2015年5月19日火曜日

『神話の力』 ジョーゼフ・キャンベル&ビル・モイヤーズ(対談)、飛田 茂雄 訳

ジョーゼフ・キャンベルが神話を題材に人生哲学を語る本。

ジョージ・ルーカスに大きな影響を与えたことで有名な比較神話学者のジョーゼフ・キャンベルが、晩年にテレビの企画でジャーナリストのビル・モイヤーズと対談を行った。本書はその書き起こしである。

その内容は、神話そのものについてというよりも、神話を通じて何を学ぶかということである。そして、キャンベルが神話を通じて学んだ人生哲学へと話が進んでいく。その人生哲学は、私にとって大変共感できるものであった。例えばこういう調子である。
「しかし、そうすることであなたは世界を救うことになります。いきいきとした人間が世界に生気を与える。(中略)人々は、物事を動かしたり、制度を変えたり、指導者を選んだり、そういうことで世界を救えると考えている。ノー、違うんです! (中略)必要なのは世界に生命をもたらすこと、そのためのただひとつの道は、自分自身にとっての生命のありかを見つけ、自分がいきいきと生きることです。」
キャンベルの語り口は簡潔でありまた軽妙でもある。対談ゆえに断片的なところは否めないが、「あなたの至福に従いなさい」(自分自身の内なる声に従え)というメッセージがよく伝わってくる。

しかし問題なのは聞き手のモイヤーズで、話があっちに飛びこっちに飛び、「えー、そこで話題変えちゃうの?」というところがたくさんある。
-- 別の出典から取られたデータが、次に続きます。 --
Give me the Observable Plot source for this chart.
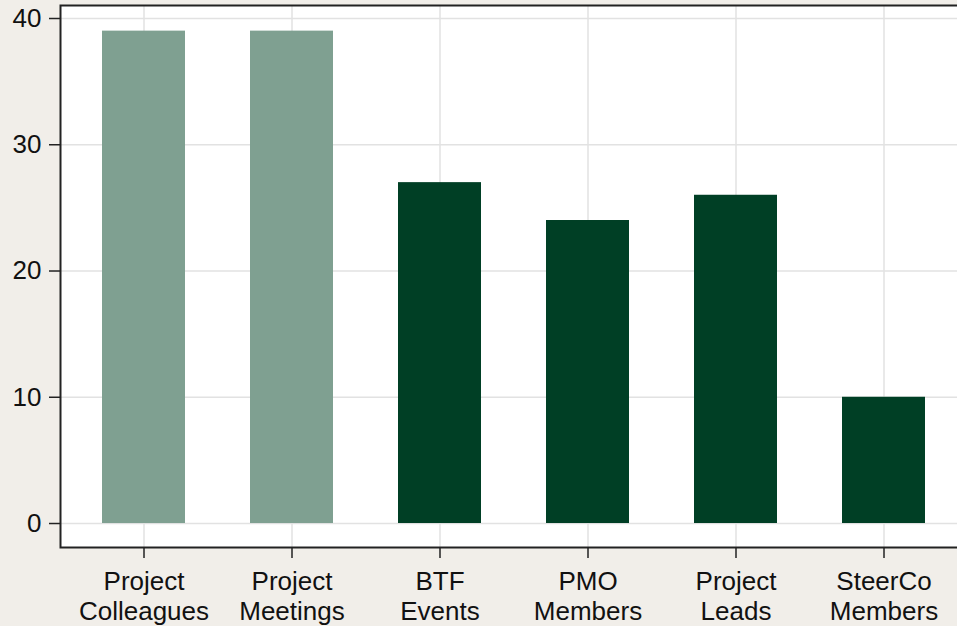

聞きたいことがたくさんあって節操なく質問しているのか、キャンベルの言わんとしていることを表面的にしか理解していないのか、あるいは断片的な警句をたくさん引き出そうとしているのか、よくわからない。

巻末の冲方 丁による解説ではモイヤーズを「希代の聞き手」と称揚しているが、これは皮肉なのだろうか? キャンベルの話を落ちついてよく聴き、無闇に質問攻めにすることなくその思想を開陳してもらう対談にすればもっと実りあるものになったと思う。

キャンベルの話は興味深いが、聞き手の軽率な感じが残念な本。